5 Writing Guidelines for Innovation Grants
Across Canada, all three levels of government are offering startups and students, post-secondary institutions and philanthropic organizations innovation grants, funds that can change the world.
For years, innovation grants have been able to allow individuals to pursue their ideas, objectives and avenues to improve the marketplace, help the consumer or create a live-saving device. Innovation is essential, and public officials, and even corporations, believe that they can provide a little bit of extra money for a team of bright people to be market disruptors or market creators.
Innovation grants are attractive for numerous groups, but it is difficult to be accepted for one. It takes a great deal of research, thought, creativity and writing to even be considered for these funds. This is why you need to produce the best innovation grant application in recent memory.
Whether or not you’re a writer is moot. What matters is if you have passion for your idea. When you have passion then it will be seen in your grant application. You just need helpful hints.
Here are five innovation grant writing tips:
1. Research the Mission & Question Your Idea
Each government department, non-profit organization and corporation has a mission it wants to accomplish with an innovation grant. It is up to you to determine what that mission and aim is.
Once you understand what they want to achieve with this grant, you need to begin questioning your idea, product or service and conclude if it matches their mission. If it doesn’t then move on to the next innovation grant. If it does, then proceed with as much enthusiasm as you did before.
2. Meticulously Study the Requirements & Guidelines
A common error that applicants make is that they don’t take the necessary time to read through the innovation grant’s requirements and the application’s guidelines. Whether it is a paucity of proofreading skills or too much excitement for the prospect of being accepted, many applicants fail to thoroughly peruse the needs and wants for the provider of the innovation grant.
Remember, if you don’t properly follow the guidelines you will be instantly rejected.
3. Don’t Use Too Much Industry Jargon
The individual reading your application or report may be just a regular bureaucrat or intern. Therefore, they may not fully comprehend a particular industry’s jargon, whether it’s economics, finance or biotechnology. Indeed, you have to write your innovation grant as if your audience is comprised of a bunch of monkeys, toddlers and those with low attention spans.
4. Check the Facts, Numbers & Figures
Check, double and triple check the facts, numbers and figures behind every claim, prognostication and statement you make. At the time, you may believe that your sentence is 100 percent accurate, and even obvious to boot, but sometimes we commit serious blunders.
You must always err on the side of caution. You’ll be grateful of this attribute later on in life. We all make mistakes. That’s why they have erasers on the back of pencils, or the backspace bar on your keyboard.

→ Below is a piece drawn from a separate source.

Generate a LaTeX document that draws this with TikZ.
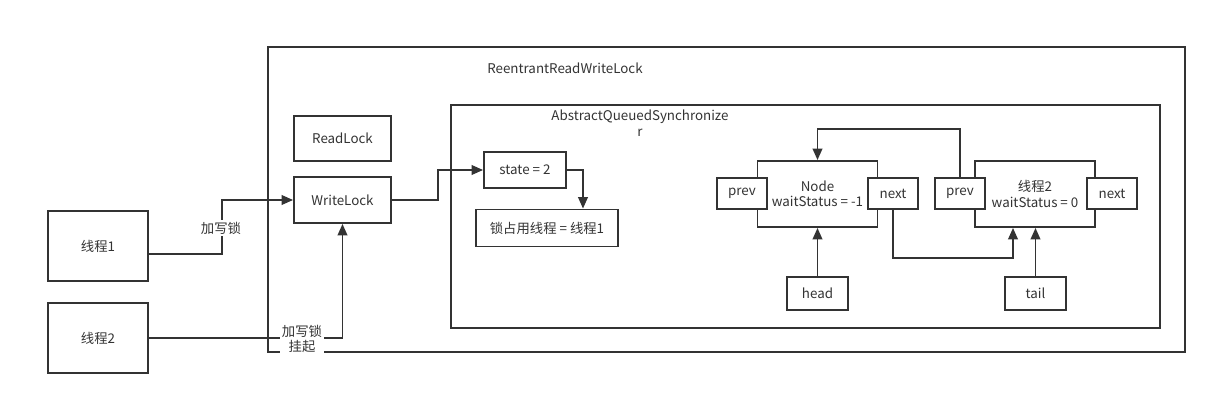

5. Edit, Polish, Edit, Polish, Repeat
You have worked endlessly for the past 30 days on your 50-page report. Your eyes are blurry, you feel like you have carpal tunnel syndrome and you hardly know what is happening in the world. You’re done now, correct? Nope. Not by a long shot. It’s time to edit, proofread, polish.
Until you have absolutely perfected the report, you will need to edit, proofread, polish and repeat. Yes, this is difficult to perform, and may seem rather tedious, but it is essential. Even the most perfect of writers find mistakes after reading their works seven times over.
The competition for innovation grants is fierce. Across the city, province and country, there are people, businesses and groups attempting to get their hands on these much needed funds to further explore their ideas, put their hypotheses into action and to change the world.
The only way to actually get your hands on this money is to pen the perfect innovation grant report and application. Without it, you won’t get very far, and someone in Kamloops, British Columbia or a team of researchers in Brandon, Manitoba will have been approved. Research, write, edit, proofread and confirm!